The drop in turnover follows the company's announcement earlier this year that it would close its Taiwan business and shut down 160 stores globally by 2018, after a loss of $31.7 million incurred in 2016. Still, the management remained positive, noting that the perception of the brand continued to rise, with results from its latest annual brand survey showing double-digit increases in brand desirability, relevance and consideration as compared to last year.
The Clogs category made up the largest segment of the company's revenues in the latest quarter, with its share rising to 52 percent from 51.5 percent in last year's third quarter. Classics and the Crocband remained the best-selling plug styles, with new colors and graphics, including licensed images, driving the growth. Sandals, including flips and slides, represented a large and growing category, accounting for 18.6 percent of sales, up from 13.8 percent. The bestsellers included Swiftwater for men, women and kids, Isabella for women's and kids and Sloane and Sandro for women. As planned, cold-weather styles were eliminated from the range to reduce the seasonal inventory risk.
Crocs' total revenues in the Americas came in at $120.5 million, up by 5.1 percent, while sales declined by 12.0 percent to $80 million in Asia-Pacific. In Europe, they rose by 6.2 percent to $42.5 million.
In the wholesale segment, revenues were off by 2.2 percent to $106.7 million, or by 3.0 percent in constant currencies, primarily due to store closures and changes in the business mode. The Americas and Europe saw sales gain of 0.6 percent and 8.9 percent at wholesale, respectively, while they were down by 10.0 percent in the Asia-Pacific region.
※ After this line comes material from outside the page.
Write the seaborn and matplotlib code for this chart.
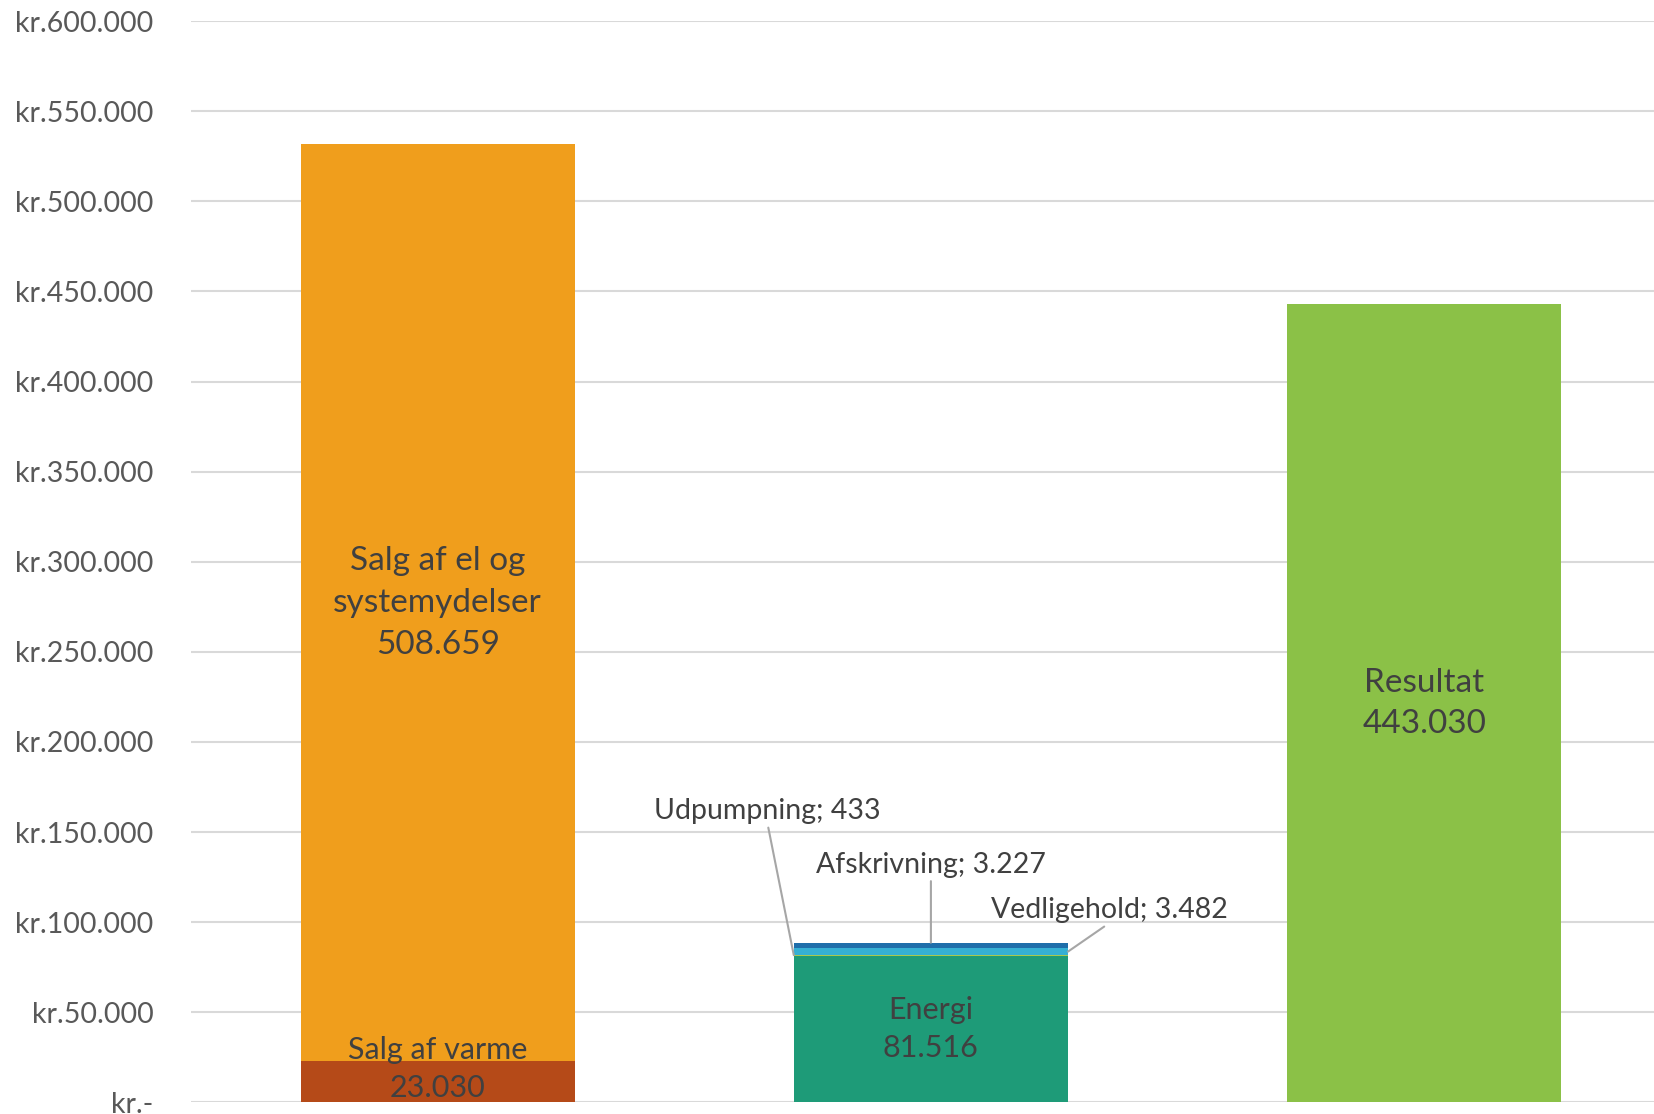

In Crocs' retail segment, sales fell by 7.2 percent to $99.3 million, or by 7.5 percent in constant currencies, reflecting the declining store count. They grew by 1.4 percent in the Americas, while Asia-Pacific dipped by 20.8 percent and Europe decreased by 5.8 percent. On a comparable store basis, retail sales gained 2.8 percent in the Americas but lost 2.1 percent in Europe and 2.9 percent in Asia-Pacific. Crocs ended the quarter with 29 fewer stores than in the previous quarter and 80 fewer stores as compared to a year earlier. It ended up with 474 locations, mostly in Asia-Pacific.
The e-commerce segment posted a much better quarter, with revenues rising by 25.2 percent to $37.8 million, or by 24.8 percent in constant currencies. The Asia-Pacific region performed best in this channel with an increase of 17.8 percent, while the Americas gained 28.5 percent and Europe rose by 17.8 percent.
Overall, the gross margin went up by 1 percentage point to 50.8 percent, which the company attributed to improved products and better management of inventories.
Looking ahead, the management is confident that further operational improvements and a disciplined approach to expense management will facilitate a return to double digit operating margins in the medium term, after the store closure program is completed.